Kampung halaman menjadi tempat ternyaman bagi para perantau. Kampung halaman pun kerap terbesit di hati para perantau yang seolah-olah memanggil-manggil untuk pulang.
Tak jarang, orang yang tidak memiliki kampung halaman pun ingin merasakan mempunyai kampung. Terkadang, untuk bisa merasakannya, ikut pulang kampung ke rumah rekan kerjanya. Ada juga yang memilih pasangan hidup dari luar daerah.
Ngomong-ngomong soal kampung halaman, hal yang paling dirindukan selain keluarga dan ponakan yakni bisa berenang di alam di Negeri Seribu Suluk. Ya, itulah julukan kampungku di Kabupaten Rokan Hulu (Rohul).
Istilah itu konon katanya lantaran banyak suluk atau tempat ibadah umat muslim. Rohul yang menjadi bagian Provinsi Riau ini disebut kental dengan islami. Itulah mengapa pakaian adatnya yakni pakaian adat Melayu itu berbentuk kurung agar tetap menutup aurat dan masih memancarkan nilai-nilai islami.
Tak jarang jika teman-teman bertandang ke Rohul akan menemui suluk. Ya, sekarang lebih bertransformasi ke musala dan masjid. Sehingga, orang-orang muslim yang bepergian jauh tetap bisa menjalankan ibadah dengan mudah.
Kampungku yang nun jauh di mata itu menjadi bagian dari Negeri Seribu Suluk. Jika dari Pekanbaru bisa ditempuh dengan sepeda motor selama 5 jam jika jalan tidak rusak. Jika dari ibukota kabupaten yakni Pasir Pengaraian sekitar 90 menit. Pasir Luhur, namanya.
Begitulah perjuangan anak desa untuk bisa mendapat pendidikan dan pekerjaan yang lebih baik. Tak jarang, jalan rusak pun harus membuatku memutar haluan agar tetap bisa mendapat hal tersebut.
Sampai lupa karena kebanyakan mukadimah. Ya, kampungku merupakan transmigrasi dari pemerintahan mantan presiden RI Soeharto pada 1988. Pemilihan nama berdasarkan keputusan ketua rombongan saat tiba di trans saat itu.
Dipilihlah Pasir Luhur. Dikisahkan secara singkat karena dimana-mana tanahnya berpasir. Bahkan, saat membuat sumur sekalipun tanahnya berpasir sehingga menghasilkan air yang jernih.
Itu terbukti ketika jamanku masih bocil. Air yang mengalir di parit sangat jernih.

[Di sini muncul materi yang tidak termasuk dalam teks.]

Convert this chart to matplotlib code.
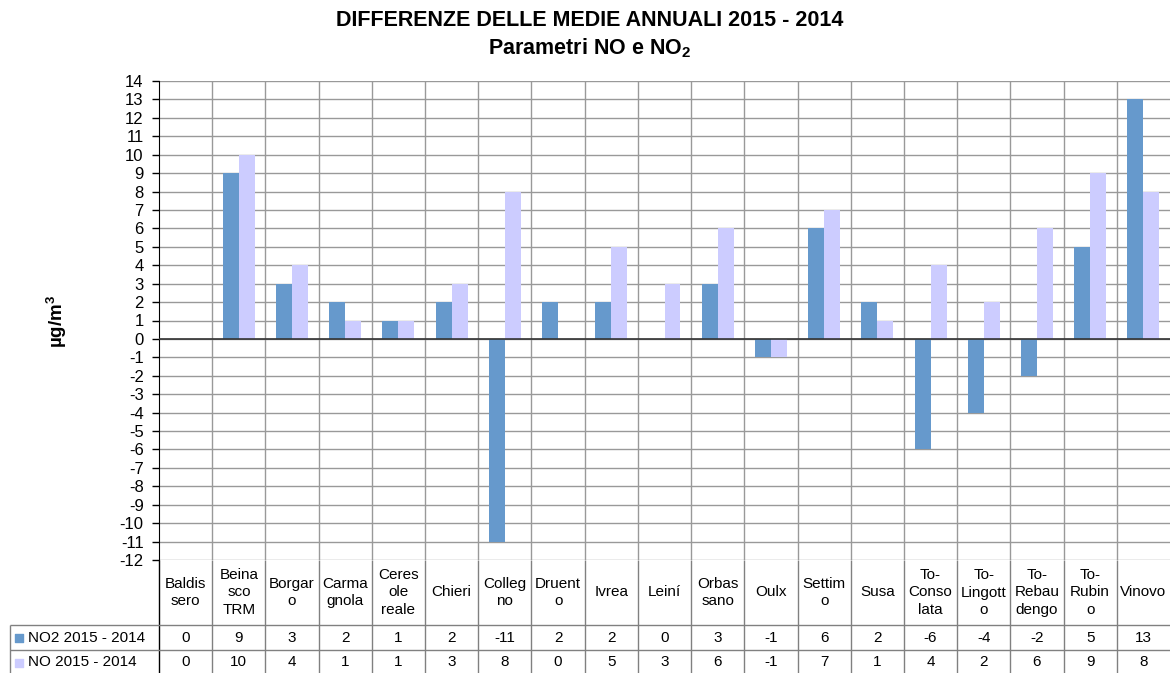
import numpy as np
import matplotlib
matplotlib.use("Agg")
import matplotlib.pyplot as plt

plt.rcParams['font.family'] = ['Liberation Sans', 'DejaVu Sans']
plt.rcParams['mathtext.fontset'] = 'custom'
plt.rcParams['mathtext.rm'] = 'Liberation Sans'
plt.rcParams['mathtext.bf'] = 'Liberation Sans:bold'
plt.rcParams['axes.unicode_minus'] = False

# Data
stations = ["Baldis\nsero", "Beina\nsco\nTRM", "Borgar\no", "Carma\ngnola", "Ceres\nole\nreale",
            "Chieri", "Colleg\nno", "Druent\no", "Ivrea", "Leiní", "Orbas\nsano", "Oulx",
            "Settim\no", "Susa", "To-\nConso\nlata", "To-\nLingott\no", "To-\nRebau\ndengo",
            "To-\nRubin\no", "Vinovo"]
no2_diff = [0, 9, 3, 2, 1, 2, -11, 2, 2, 0, 3, -1, 6, 2, -6, -4, -2, 5, 13]
no_diff = [0, 10, 4, 1, 1, 3, 8, 0, 5, 3, 6, -1, 7, 1, 4, 2, 6, 9, 8]
series_names = ["NO2 2015 - 2014", "NO 2015 - 2014"]
series_colors = ["#6699CC", "#CCCCFF"]

W, H = 1170, 673
fig = plt.figure(figsize=(W / 100, H / 100), dpi=100)

# pixel layout
x0, x1 = 159, 1170
y_top, y_bot = 81, 560
ax = fig.add_axes([x0 / W, 1 - y_bot / H, (x1 - x0) / W, (y_bot - y_top) / H])

n = len(stations)
x = np.arange(n)
bw = 0.3
ax.bar(x - bw / 2, no2_diff, bw, color=series_colors[0], zorder=2)
ax.bar(x + bw / 2, no_diff, bw, color=series_colors[1], zorder=2)

ax.set_xlim(-0.5, n - 0.5)
ax.set_ylim(-12, 14)
ax.set_yticks(range(-12, 15))
ax.set_xticks([])
for yv in range(-12, 15):
    ax.axhline(yv, color="#999999", lw=1, zorder=1)
for b in np.arange(0.5, n - 0.5, 1):
    ax.axvline(b, color="#999999", lw=1, zorder=1)
ax.axhline(0, color="#333333", lw=1.2, zorder=3)
for s in ["top", "right", "bottom"]:
    ax.spines[s].set_visible(False)
ax.spines["left"].set_color("black")
ax.tick_params(axis="y", direction="out", length=5, width=1, labelsize=12, pad=6, colors="black")

fig.text(590 / W, 1 - 21 / H, "DIFFERENZE DELLE MEDIE ANNUALI 2015 - 2014",
         ha="center", va="center", fontsize=15.5, fontweight="bold")
fig.text(590 / W, 1 - 48 / H, r"Parametri NO e NO$_\mathbf{2}$",
         ha="center", va="center", fontsize=15.5, fontweight="bold")
fig.text(57 / W, 1 - 321 / H, r"µg/m$^\mathbf{3}$", rotation=90,
         ha="center", va="center", fontsize=13.5, fontweight="bold")

# data table under the plot
tab = fig.add_axes([x0 / W, 0, (x1 - x0) / W, (H - y_bot) / H])
tab.set_xlim(-0.5, n - 0.5)
tab.set_ylim(H - y_bot, 0)
tab.axis("off")
px = (x1 - x0) / n
left = -0.5 - 149 / px
rows = [65, 90, 115]
line_c = "#808080"
tab.vlines(np.arange(0.5, n - 0.5, 1), 0, 115, color=line_c, lw=1, clip_on=False)
tab.vlines(-0.5, 0, 115, color="black", lw=1, clip_on=False)
tab.vlines(left, rows[0], 115, color=line_c, lw=1, clip_on=False)
tab.hlines(rows[:2], left, n - 0.5, color=line_c, lw=1, clip_on=False)

for i, name in enumerate(stations):
    tab.text(i, 32.5, name, ha="center", va="center", fontsize=11, linespacing=1.3)
for r, (vals, name, col) in enumerate(zip([no2_diff, no_diff], series_names, series_colors)):
    yc = (rows[r] + rows[r + 1]) / 2
    for i, v in enumerate(vals):
        tab.text(i, yc, str(v), ha="center", va="center", fontsize=11)
    tab.scatter([left + 9 / px], [yc], marker="s", s=30, color=col, clip_on=False)
    tab.text(left + 18 / px, yc, name, ha="left", va="center", fontsize=11)

fig.savefig("out.png", dpi=100)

Parit pun masih lebar. Sehingga, masih bisa berenang di depan rumah.
Beranjak dewasa, hutan pun mulai langka lantaran ditanami sawit. Sehingga, parit pun mulai mengecil karena tumbuhan serabut yang menghasilkan minyak.

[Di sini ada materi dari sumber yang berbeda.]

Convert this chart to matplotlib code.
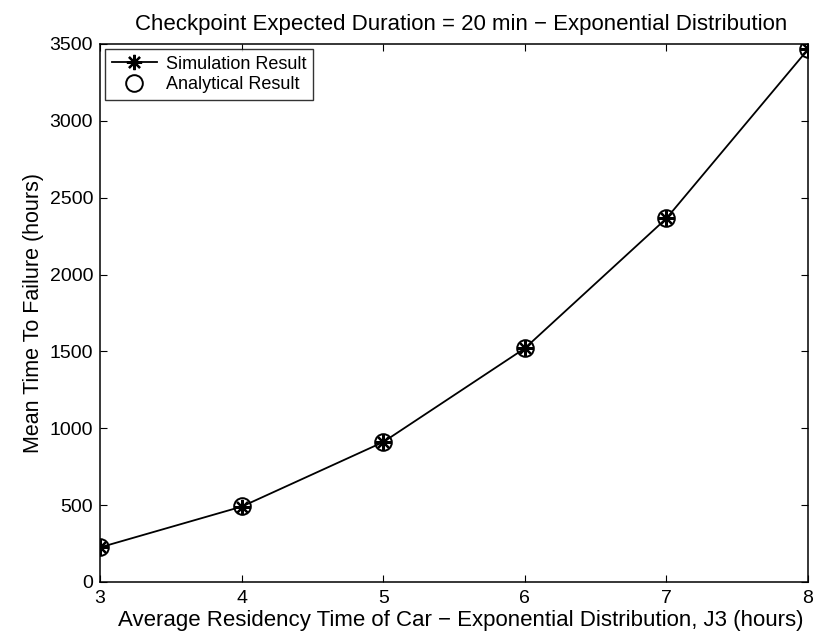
import numpy as np
import matplotlib.pyplot as plt

plt.rcParams['font.family'] = ['Liberation Sans', 'DejaVu Sans']

# Data
residency_hours = [3, 4, 5, 6, 7, 8]
sim_mttf = [225, 490, 910, 1520, 2365, 3465]
analytic_mttf = [228, 492, 912, 1522, 2368, 3468]

fig = plt.figure(figsize=(8.15, 6.42), dpi=100)
ax = fig.add_axes([0.1227, 0.0935, 0.8687, 0.838])

ax.plot(residency_hours, sim_mttf, color='black', lw=1.3, marker=(8, 2, 0),
        markersize=11, markeredgewidth=1.6, label='Simulation Result')
ax.plot(residency_hours, analytic_mttf, ls='none', marker='o', markersize=12,
        markerfacecolor='none', markeredgecolor='black', markeredgewidth=1.4,
        label='Analytical Result')

ax.set_xlim(3, 8)
ax.set_ylim(0, 3500)
ax.set_xticks([3, 4, 5, 6, 7, 8])
ax.set_yticks(np.arange(0, 3501, 500))
ax.tick_params(direction='in', labelsize=14, length=5, top=True, right=True)
ax.tick_params(axis='x', pad=6)
ax.tick_params(axis='y', pad=5)
for s in ax.spines.values():
    s.set_linewidth(1.1)

ax.set_title('Checkpoint Expected Duration = 20 min \u2212 Exponential Distribution',
             fontsize=16, pad=10, x=0.51)
ax.set_xlabel('Average Residency Time of Car \u2212 Exponential Distribution, J3 (hours)',
              fontsize=16, labelpad=2, x=0.51)
ax.set_ylabel('Mean Time To Failure (hours)', fontsize=15.5, labelpad=4)

leg = ax.legend(loc='upper left', fontsize=13, frameon=True, fancybox=False,
                edgecolor='black', borderaxespad=0.3, handlelength=2.5,
                labelspacing=0.2, borderpad=0.35, handletextpad=0.5)
leg.get_frame().set_linewidth(1.0)

fig.savefig('out.png', dpi=100)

Beruntung, masih ada beberapa parit besar yang tersisa. Salah satunya yakni parit (Transmigrasi Swakarsa Murni). Sebenarnya, itu lahan murni yang disediakan pemerintah. Meski telah ditanami sawit, paritnya masih besar sehingga anak-anak jaman sekarang masih bisa menikmati alam.

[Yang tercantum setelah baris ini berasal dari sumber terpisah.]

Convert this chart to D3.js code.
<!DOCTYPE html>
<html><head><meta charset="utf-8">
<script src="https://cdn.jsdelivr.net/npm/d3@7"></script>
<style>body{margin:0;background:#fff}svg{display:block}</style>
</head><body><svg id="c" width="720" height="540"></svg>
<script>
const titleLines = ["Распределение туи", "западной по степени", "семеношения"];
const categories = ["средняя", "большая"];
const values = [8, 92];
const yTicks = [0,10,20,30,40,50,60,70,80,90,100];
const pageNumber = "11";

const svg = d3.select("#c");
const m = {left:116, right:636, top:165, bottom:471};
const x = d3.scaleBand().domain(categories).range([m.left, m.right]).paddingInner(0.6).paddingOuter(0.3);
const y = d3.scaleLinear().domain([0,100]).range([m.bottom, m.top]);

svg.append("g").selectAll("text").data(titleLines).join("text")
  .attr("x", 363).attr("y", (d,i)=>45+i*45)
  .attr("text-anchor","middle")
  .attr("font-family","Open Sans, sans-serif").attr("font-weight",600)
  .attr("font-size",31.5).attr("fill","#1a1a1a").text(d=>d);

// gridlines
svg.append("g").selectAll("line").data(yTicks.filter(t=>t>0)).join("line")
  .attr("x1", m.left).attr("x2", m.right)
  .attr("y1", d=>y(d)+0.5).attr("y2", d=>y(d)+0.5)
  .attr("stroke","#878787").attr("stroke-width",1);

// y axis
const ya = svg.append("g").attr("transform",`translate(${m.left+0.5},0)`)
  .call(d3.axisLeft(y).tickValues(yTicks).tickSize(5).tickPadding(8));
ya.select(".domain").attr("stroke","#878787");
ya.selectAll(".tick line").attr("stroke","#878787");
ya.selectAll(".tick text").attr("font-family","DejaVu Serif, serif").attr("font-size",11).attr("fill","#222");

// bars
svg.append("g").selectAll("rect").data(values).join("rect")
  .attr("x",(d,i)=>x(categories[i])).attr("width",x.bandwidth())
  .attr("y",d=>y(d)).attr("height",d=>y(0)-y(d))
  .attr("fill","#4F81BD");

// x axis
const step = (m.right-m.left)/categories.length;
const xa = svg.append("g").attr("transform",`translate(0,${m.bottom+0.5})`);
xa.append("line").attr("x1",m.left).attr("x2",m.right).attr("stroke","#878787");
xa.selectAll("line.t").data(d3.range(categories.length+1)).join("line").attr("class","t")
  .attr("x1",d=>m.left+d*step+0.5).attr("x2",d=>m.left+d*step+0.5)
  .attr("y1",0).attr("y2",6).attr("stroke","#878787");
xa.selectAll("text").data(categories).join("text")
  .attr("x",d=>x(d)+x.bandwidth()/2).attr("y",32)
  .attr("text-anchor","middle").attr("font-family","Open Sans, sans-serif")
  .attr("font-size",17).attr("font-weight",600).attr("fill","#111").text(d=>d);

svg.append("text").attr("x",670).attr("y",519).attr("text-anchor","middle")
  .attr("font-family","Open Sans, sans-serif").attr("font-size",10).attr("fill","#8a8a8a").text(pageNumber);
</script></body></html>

Aku sendiri jika pulang kampung suka mengecek airnya banyak atau tidak. Kemudian, mengajak ponakan untuk mandi bareng. Namun, jika banyak orang, aku tidak berani. Malu. Ingat umur wkwkÂ
Berenang di alam bisa mengajarkan anak-anak mengenal alam secara natural. Mengetahui arah arus dan kedalaman. Bagaimana menyelamatkan diri dan menolong terhadap sesama. Kemudian, melatih kekompakan.
Canda tawa riang gembira pun lahir tanpa paksaan. Secara naluriah, emosinya lepas begitu saja. Bebas berekspresi lebih tepatnya.
Anak-anak akan ramai berenang di parit TSM saat akhir pekan, libur sekolah, dan selepas MDA. Bagi mereka melepas penat setelah seharian berpikir tanpa batas.
Meski bertemu lagi dengan teman-teman nya saat berenang, namun tak menyurutkannya untuk adu lomba dan gaya renang. Tak jarang, sorak sorai tergambar dan mencairkan suasana saat ada yang kalah di garis finish. Itulah yang menjadikan salah satu kerinduan di kampung.